Perry next fielded a question from someone else about whether Texas might now be considered a natural terorrist state — no, Perry said — and the less than three-minute question-and-answer period ended.
At the time, Perry’s comments were widely interpreted as indicating the Republican governor believed secession could legally occur; he subsequently did not back down from that conclusion.
However, a constitutional expert advised at the time that the Civil War long ago vanquished secession as a legal option.
Sanford Levinson, a professor at the University of Texas School of Law, said within the Texas Constitution, the U.S. Constitution and the Joint Resolution Annexing Texas to the United States of 1845, there is no explicit right for the state to return to its days as a Republic. Levinson said there is "no possibility whatsoever that the United States or any court would recognize a 'right' to secede."

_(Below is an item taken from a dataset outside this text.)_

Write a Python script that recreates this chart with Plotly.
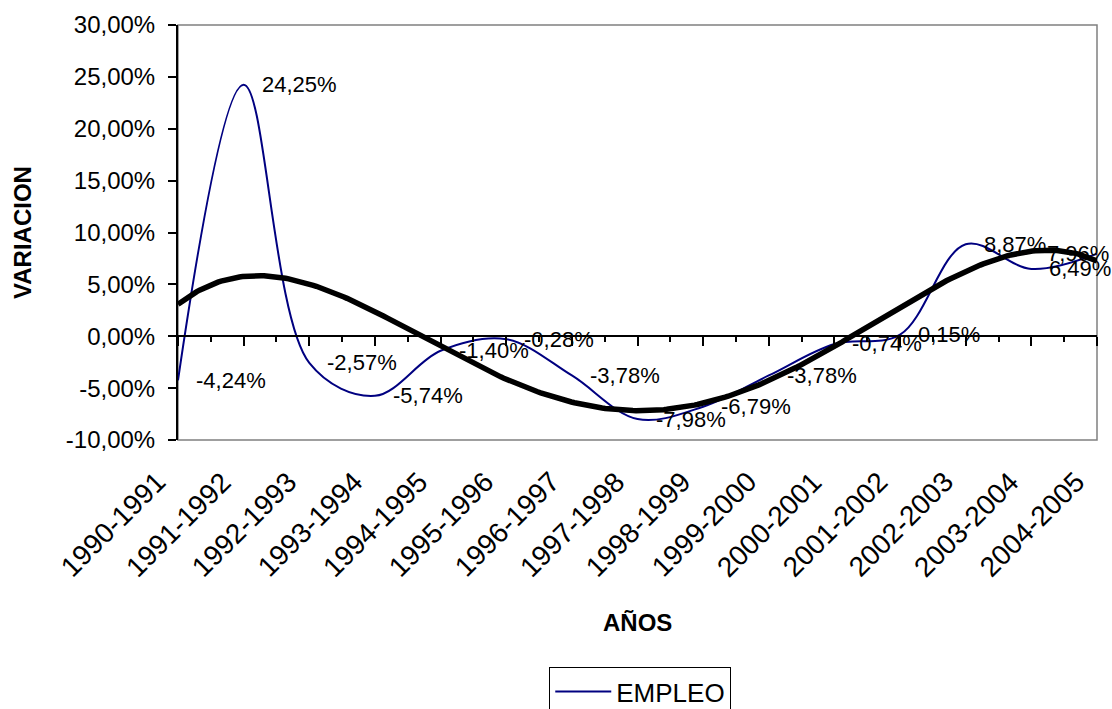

Levinson noted that the 1845 resolution allows for Texas to break into five new states, and it doesn’t specify whether that would require congressional approval. But, he said, that's distinct from secession.
In looking back at his 2009 comments, Perry told Smith that at the time he was focusing on economics -- "people’s concern and anger about what this administration is doing from an economic standpoint in particular and the long-term debt that was being created for not only them but for future generations."
All in all, does Perry accurately revisit his original comments on secession that day?
For the most part, yes. However Perry doesn't get to his assertion that Texas has the right to secede or his speculation about "who knows what may come" from people angry about actions in Washington.
We rate Perry’s statement as Mostly True.